Roger Statnick’s essay certainly succeeds in finding the theological center, the fountain from which Worker activism flows: “Clearly, Dorothy Day’s faith commitment is more than a passion for a better world where all people are valued as members of the human family. It is a marriage to the divine lover who lures her away from any lesser love by drawing her more deeply into His Mystical Body.”
Geoffrey Gneuhs’s essay is even more direct in correcting the “gross misreading…of the theological and philosophical foundations of the Catholic Worker.” In what is perhaps the most important paragraph of the entire volume, Gneuhs explains that Dorothy rejected the linear, this-worldly explanation of reality: “Christ is…eternity breaking through time…. Day grasped this profound insight. She lived aeternitas nunc. She realized that love is…measured…in living the eternal now.”
In other words, only he who dwells first on the mystery of the Church and the Mystical Body can grasp the radicalism of Dorothy and the Worker.
Ann O’Connor and Peter King insist in their essay that the Catholic Worker Movement is first and foremost Catholic. To amputate it from the Mystical Body, to speak of it strictly as another social justice movement, is to blind oneself to its potential. If one seeks to reform time for time’s sake, good heavens, why become a Catholic Worker? What chance has an agrarian in a world of corporate chemical food production? What chance has a distributist in a world of Wal-Marts? What chance has a Catholic pacifist in a world where he will be bludgeoned by grotesque versions of just war theory — or revolted by so-called pacifists who believe nothing is worth total sacrifice?
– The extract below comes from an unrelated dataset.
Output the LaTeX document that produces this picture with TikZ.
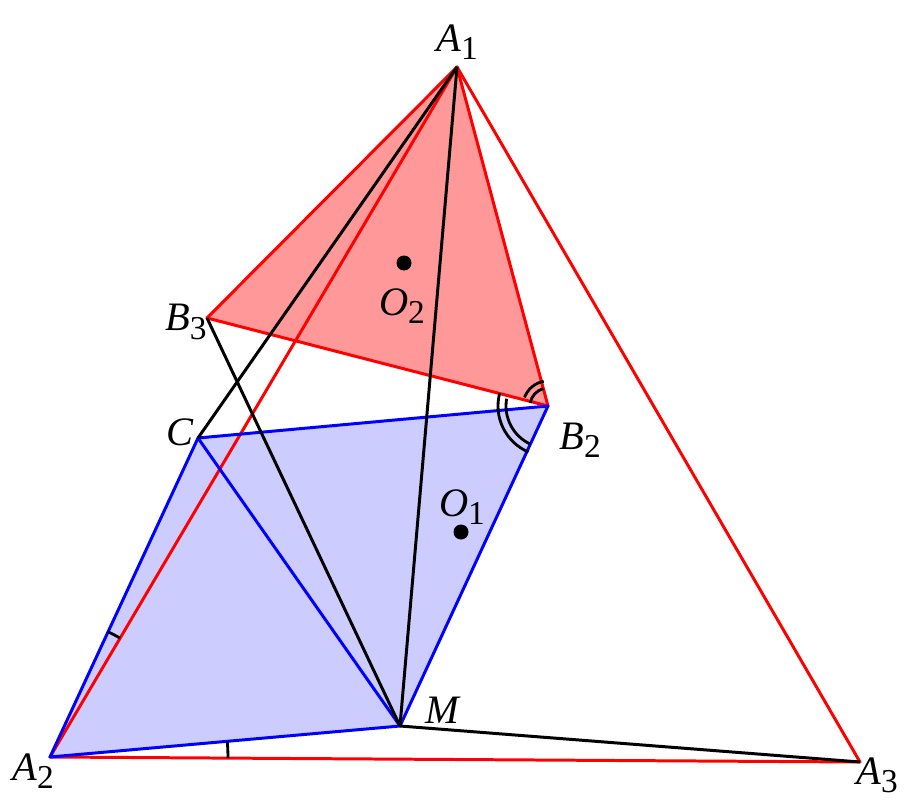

It seems hopeless. And often in the course of Worker history — when subscriptions to the Catholic Worker plummeted during World War II, for example, or when Larry Heaney, a pioneer in Maurin’s idea of farming communities, “died from work-induced pneumonia” — Dorothy must have fully realized the truth of the words of Dostoevsky’s Fr. Zossima: “Love in action is a harsh and dreadful thing compared to love in dreams.”
But Catholic Workers (the real ones) understand what St. John teaches about work. The real work, the real creativity, is love. Only love, no matter how historically insignificant it might seem, can create; and no work, no matter how well financed, if done without love can be fruitful. The vision here is not on time, either as line or as circle. The vision is on Christ, whose cross-nailed body unites both points, vertical and horizontal, time and eternity. Aeternitas nunc.
If I may say so, I grew up with Dorothy Day. She was part of my family culture. Many of the names found in this volume of essays I first found sitting at the dinner table — Robert Coles, Frank Sicius, Marc Ellis, Dorothy Day herself. I never, ever could think of Dorothy outside the context of the Church; and to discuss her in any other context is senseless. Several essays in Dorothy Day and the Catholic Worker Movement, then, contribute little or nothing to our understanding of Dorothy and the Worker. To compare Dorothy’s ideas to those of the Shakers or Buddhists or liberation theologians is, again, to be distracted by the epiphenomenal aspects of Worker life and action. I find this collection of essays, then, somewhat weak in focus. Nevertheless, on the whole I was surprised to find that for some, Dorothy’s vision of Christ is still brilliantly clear.